Information supplied:
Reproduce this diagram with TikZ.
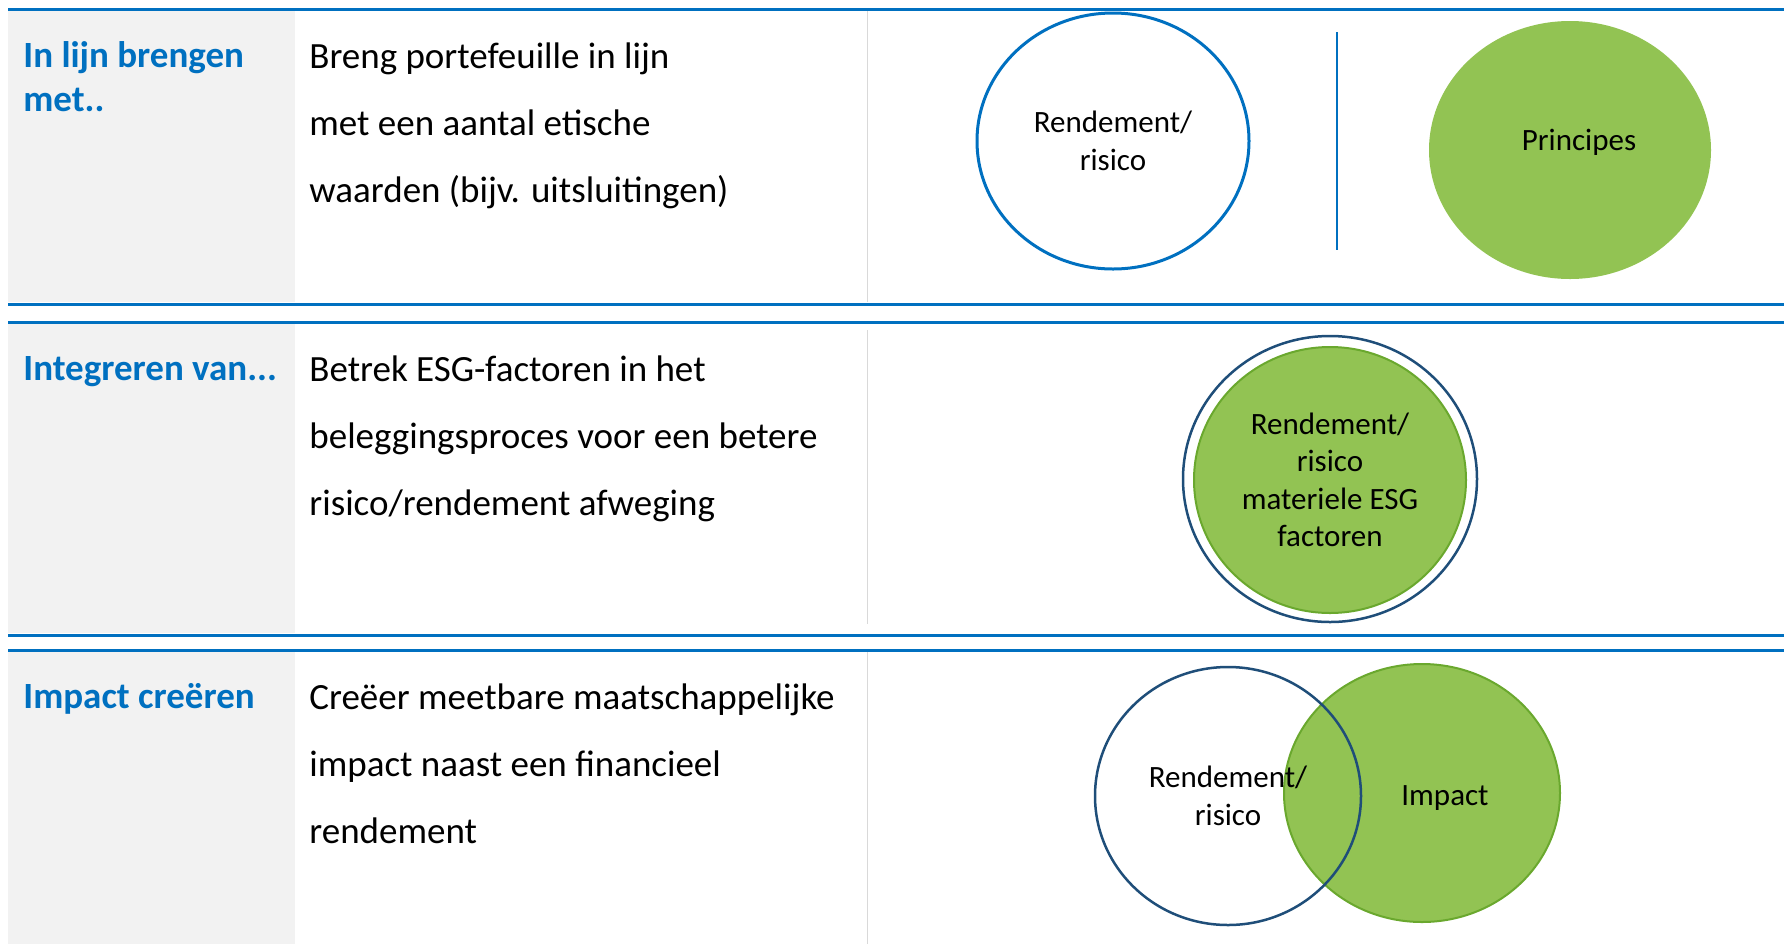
\documentclass[tikz,border=0pt]{standalone}
\usepackage{fontspec}
\setmainfont{Carlito}
\usetikzlibrary{shapes.geometric}
\definecolor{lineblue}{HTML}{0070C0}
\definecolor{darkblue}{HTML}{1F4E79}
\definecolor{greenfill}{HTML}{92C353}
\definecolor{greenline}{HTML}{6AA82E}
\definecolor{greycol}{HTML}{F2F2F2}
\definecolor{sepgrey}{HTML}{D9D9D9}

\begin{document}
\begin{tikzpicture}[x=0.5pt,y=-0.5pt]
\tikzstyle{rule}=[lineblue, line width=1.5pt]
\tikzstyle{sep}=[sepgrey, line width=0.5pt]
\tikzstyle{title}=[anchor=base west, align=left, inner sep=0pt, text=lineblue, font=\fontsize{18.5}{22}\selectfont\bfseries]
\tikzstyle{body}=[anchor=base west, align=left, inner sep=0pt, font=\fontsize{18.5}{33.5}\selectfont]
\tikzstyle{bubble}=[ellipse, inner sep=0pt, align=center, font=\fontsize{15.5}{18.75}\selectfont]
\useasboundingbox (0,0) rectangle (1784,944);

% grey first column
\fill[greycol] (8,11) rectangle (295,302);
\fill[greycol] (8,324) rectangle (295,633);
\fill[greycol] (8,652) rectangle (295,944);

% table rules
\foreach \y in {9.5,304,322,635,650}
	\draw[rule] (8,\y) -- (1784,\y);
\draw[sep] (867,11) -- (867,302);
\draw[sep] (867,330) -- (867,624);
\draw[sep] (867,652) -- (867,944);

% row 1 (base = last line)
\node[title] (t1) at (23,111) {In lijn brengen\\met..};
\node[body] (b1) at (309,202) {Breng portefeuille in lijn\\met een aantal etische\\waarden (bijv. uitsluitingen)};
\node[bubble, draw=lineblue, line width=1.5pt, minimum width=136pt, minimum height=128pt] (ret1) at (1113,141) {Rendement/\\risico};
\coordinate (d1) at (1337,32);
\coordinate (d2) at (1337,250);
\draw[lineblue, line width=0.75pt] (d1) -- (d2);
\node[bubble, fill=greenfill, minimum width=141pt, minimum height=129pt] (prin) at (1570,150) {};
\node[bubble] (prinlabel) at ([xshift=4.5pt,yshift=4pt]prin.center) {Principes};

% row 2
\node[title] (t2) at (23,380) {Integreren van...};
\node[body] (b2) at (309,515) {Betrek ESG-factoren in het\\beleggingsproces voor een betere\\risico/rendement afweging};
\node[bubble, draw=darkblue, line width=1.25pt, minimum width=147pt, minimum height=143pt] (ring) at (1330,479) {};
\node[bubble, fill=greenfill, draw=greenline, line width=1pt, minimum width=136pt, minimum height=133pt] (esg) at (1330,480) {Rendement/\\risico\\materiele ESG\\factoren};

% row 3
\node[title] (t3) at (23,708) {Impact creëren};
\node[body] (b3) at (309,843) {Creëer meetbare maatschappelijke\\impact naast een financieel\\rendement};
\node[bubble, fill=greenfill, draw=greenline, line width=1pt, minimum width=138pt, minimum height=129pt] (imp) at (1422,793) {};
\node[bubble] (implabel) at ([xshift=11.5pt,yshift=-2.5pt]imp.center) {Impact};
\node[bubble, draw=darkblue, line width=1.25pt, minimum width=133pt, minimum height=129pt] (ret3) at (1228,796) {Rendement/\\risico};
\end{tikzpicture}
\end{document}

Required task:
Copy each line in full and exactly, omitting any picture.

Correct response:
Reproduce this diagram with TikZ.
\documentclass[tikz,border=0pt]{standalone}
\usepackage{fontspec}
\setmainfont{Carlito}
\usetikzlibrary{shapes.geometric}
\definecolor{lineblue}{HTML}{0070C0}
\definecolor{darkblue}{HTML}{1F4E79}
\definecolor{greenfill}{HTML}{92C353}
\definecolor{greenline}{HTML}{6AA82E}
\definecolor{greycol}{HTML}{F2F2F2}
\definecolor{sepgrey}{HTML}{D9D9D9}

\begin{document}
\begin{tikzpicture}[x=0.5pt,y=-0.5pt]
\tikzstyle{rule}=[lineblue, line width=1.5pt]
\tikzstyle{sep}=[sepgrey, line width=0.5pt]
\tikzstyle{title}=[anchor=base west, align=left, inner sep=0pt, text=lineblue, font=\fontsize{18.5}{22}\selectfont\bfseries]
\tikzstyle{body}=[anchor=base west, align=left, inner sep=0pt, font=\fontsize{18.5}{33.5}\selectfont]
\tikzstyle{bubble}=[ellipse, inner sep=0pt, align=center, font=\fontsize{15.5}{18.75}\selectfont]
\useasboundingbox (0,0) rectangle (1784,944);

% grey first column
\fill[greycol] (8,11) rectangle (295,302);
\fill[greycol] (8,324) rectangle (295,633);
\fill[greycol] (8,652) rectangle (295,944);

% table rules
\foreach \y in {9.5,304,322,635,650}
	\draw[rule] (8,\y) -- (1784,\y);
\draw[sep] (867,11) -- (867,302);
\draw[sep] (867,330) -- (867,624);
\draw[sep] (867,652) -- (867,944);

% row 1 (base = last line)
\node[title] (t1) at (23,111) {In lijn brengen\\met..};
\node[body] (b1) at (309,202) {Breng portefeuille in lijn\\met een aantal etische\\waarden (bijv. uitsluitingen)};
\node[bubble, draw=lineblue, line width=1.5pt, minimum width=136pt, minimum height=128pt] (ret1) at (1113,141) {Rendement/\\risico};
\coordinate (d1) at (1337,32);
\coordinate (d2) at (1337,250);
\draw[lineblue, line width=0.75pt] (d1) -- (d2);
\node[bubble, fill=greenfill, minimum width=141pt, minimum height=129pt] (prin) at (1570,150) {};
\node[bubble] (prinlabel) at ([xshift=4.5pt,yshift=4pt]prin.center) {Principes};

% row 2
\node[title] (t2) at (23,380) {Integreren van...};
\node[body] (b2) at (309,515) {Betrek ESG-factoren in het\\beleggingsproces voor een betere\\risico/rendement afweging};
\node[bubble, draw=darkblue, line width=1.25pt, minimum width=147pt, minimum height=143pt] (ring) at (1330,479) {};
\node[bubble, fill=greenfill, draw=greenline, line width=1pt, minimum width=136pt, minimum height=133pt] (esg) at (1330,480) {Rendement/\\risico\\materiele ESG\\factoren};

% row 3
\node[title] (t3) at (23,708) {Impact creëren};
\node[body] (b3) at (309,843) {Creëer meetbare maatschappelijke\\impact naast een financieel\\rendement};
\node[bubble, fill=greenfill, draw=greenline, line width=1pt, minimum width=138pt, minimum height=129pt] (imp) at (1422,793) {};
\node[bubble] (implabel) at ([xshift=11.5pt,yshift=-2.5pt]imp.center) {Impact};
\node[bubble, draw=darkblue, line width=1.25pt, minimum width=133pt, minimum height=129pt] (ret3) at (1228,796) {Rendement/\\risico};
\end{tikzpicture}
\end{document}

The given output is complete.